Cargo Space And Seating Capacity
- The ProMaster’s cargo space ranges from 259 – 462 cubic feet; the City’s cargo space is 132 cubic feet.
- The ProMaster has two front bucket seats and no rear seats; the City has two front seats and three removable seats in the back.
Towing And Payload Capacity
- The ProMaster can tow up to 6,400 pounds; the City’s towing capacity is 2,000 pounds.
- The ProMaster’s payload capacity ranges from 4,000 – 4,330 pounds. The City’s payload capacity is 1,900 pounds.
- The Ram ProMaster’s base price is about $30,000; the price of the City starts at about $25,000.
- The ProMaster has a 280-horsepower engine; the City has a 178-horsepower engine.
- The ProMaster comes in 15 available configurations, with upfits available for delivery, agriculture, catering, HVAC, electrical, plumbing, telecom, and construction. The City has 4 available configurations, with upfits for delivery, HVAC, electrical, plumbing, telecom, and construction.
Now that you know more about the options for towing your Ram ProMaster, you can make an informed decision about which strategy to choose.

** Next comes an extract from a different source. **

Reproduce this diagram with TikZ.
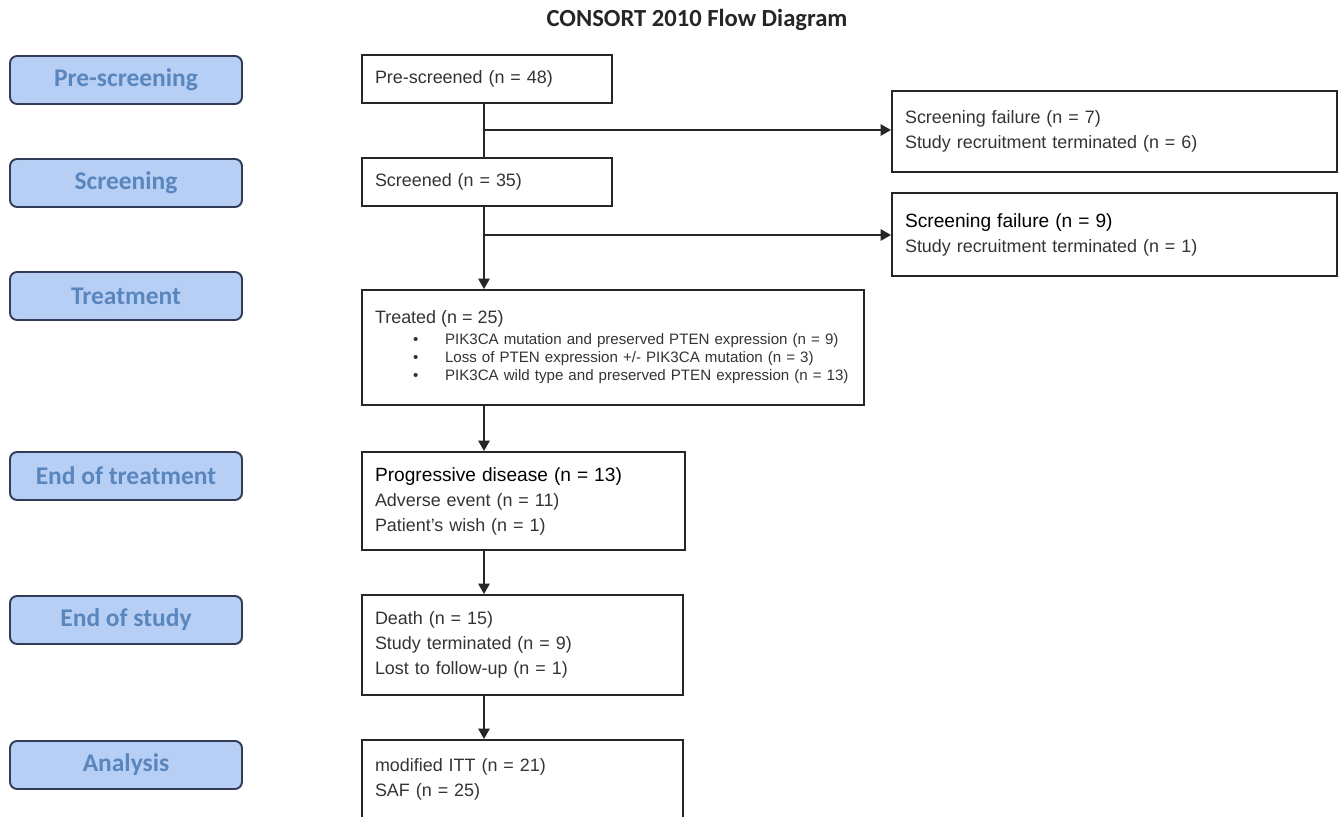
\documentclass[tikz,border=0pt]{standalone}
\usepackage{fontspec}
\setmainfont{Liberation Sans}
\newfontfamily\stagefont{Carlito}
\usetikzlibrary{arrows.meta}
\definecolor{stagefill}{HTML}{B7CFF5}
\definecolor{stagetext}{HTML}{5A86BE}
\definecolor{stageline}{HTML}{323C5A}
\definecolor{boxtext}{HTML}{333333}
\newcommand{\keyline}[1]{{\color{black}\fontsize{10.9}{14.2}\selectfont #1}}

\begin{document}
\begin{tikzpicture}[x=0.02cm, y=-0.02cm, >={Triangle[length=6pt,width=6.5pt]},
  stage/.style = {draw=stageline, line width=1.1pt, fill=stagefill, rounded corners=4pt,
    minimum width=4.64cm, minimum height=0.96cm, text=stagetext,
    font=\stagefont\bfseries\fontsize{14.5}{17}\selectfont},
  flow/.style = {draw=black!85, line width=1.1pt, align=left, inner xsep=0.26cm,
    text=boxtext, font=\fontsize{10.2}{14.2}\selectfont},
  link/.style = {draw=black!85, line width=1.1pt}]
  \useasboundingbox (0,0) rectangle (1341,817);

  \node[font=\stagefont\bfseries\fontsize{14}{17}\selectfont, text=black!85] (title) at (697,20) {CONSORT 2010 Flow Diagram};

  % stages on the left
  \node[stage] (s1) at (126,80) {Pre-screening};
  \node[stage] (s2) at (126,183) {Screening};
  \node[stage] (s3) at (126,296) {Treatment};
  \node[stage] (s4) at (126,476) {End of treatment};
  \node[stage] (s5) at (126,620) {End of study};
  \node[stage] (s6) at (126,765) {Analysis};

  % main flow
  \node[flow, text width=4.48cm, minimum height=0.96cm] (pre) at (487,79) {Pre-screened (n = 48)};
  \node[flow, text width=4.48cm, minimum height=0.96cm] (scr) at (487,182) {Screened (n = 35)};
  \node[flow, text width=9.52cm, minimum height=2.3cm, font=\fontsize{8.6}{10.5}\selectfont] (trt) at (613,347.5)
    {{\fontsize{10.2}{10.5}\selectfont Treated (n = 25)}\\[1pt]
     \hspace*{0.76cm}\makebox[0.64cm][l]{\textbullet}PIK3CA mutation and preserved PTEN expression (n = 9)\\
     \hspace*{0.76cm}\makebox[0.64cm][l]{\textbullet}Loss of PTEN expression +/- PIK3CA mutation (n = 3)\\
     \hspace*{0.76cm}\makebox[0.64cm][l]{\textbullet}PIK3CA wild type and preserved PTEN expression (n = 13)};
  \node[flow, text width=5.94cm, minimum height=1.96cm] (eot) at (523.5,501)
    {\keyline{Progressive disease (n = 13)}\\ Adverse event (n = 11)\\ Patient's wish (n = 1)};
  \node[flow, text width=5.9cm, minimum height=2cm] (eos) at (522.5,645)
    {Death (n = 15)\\ Study terminated (n = 9)\\ Lost to follow-up (n = 1)};
  \node[flow, text width=5.9cm, minimum height=1.56cm] (ana) at (522.5,779)
    {modified ITT (n = 21)\\ SAF (n = 25)};

  % exclusions
  \node[flow, text width=8.38cm, minimum height=1.62cm] (exc1) at (1114.5,131.5)
    {Screening failure (n = 7)\\ Study recruitment terminated (n = 6)};
  \node[flow, text width=8.38cm, minimum height=1.66cm] (exc2) at (1114.5,234.5)
    {\keyline{Screening failure (n = 9)}\\ Study recruitment terminated (n = 1)};

  \coordinate (spine) at (484,0);
  \coordinate (fork1) at (484,130);
  \coordinate (fork2) at (484,235);

  \draw[link] (pre.south -| spine) -- (scr.north -| spine);
  \draw[link, ->] (fork1) -- (fork1 -| exc1.west);
  \draw[link, ->] (scr.south -| spine) -- (trt.north -| spine);
  \draw[link, ->] (fork2) -- (fork2 -| exc2.west);
  \draw[link, ->] (trt.south -| spine) -- (eot.north -| spine);
  \draw[link, ->] (eot.south -| spine) -- (eos.north -| spine);
  \draw[link, ->] (eos.south -| spine) -- (ana.north -| spine);
\end{tikzpicture}
\end{document}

If you’re traveling a long distance, it may be worth it to disconnect the driveshaft and flat-tow the vehicle.
But if you’re towing your ProMaster a relatively short distance — to a mechanic or a nearby vacation spot — you may be better served by using a dolly or a flatbed trailer. Make sure to follow the guidelines above and follow all safety guidelines and traffic laws!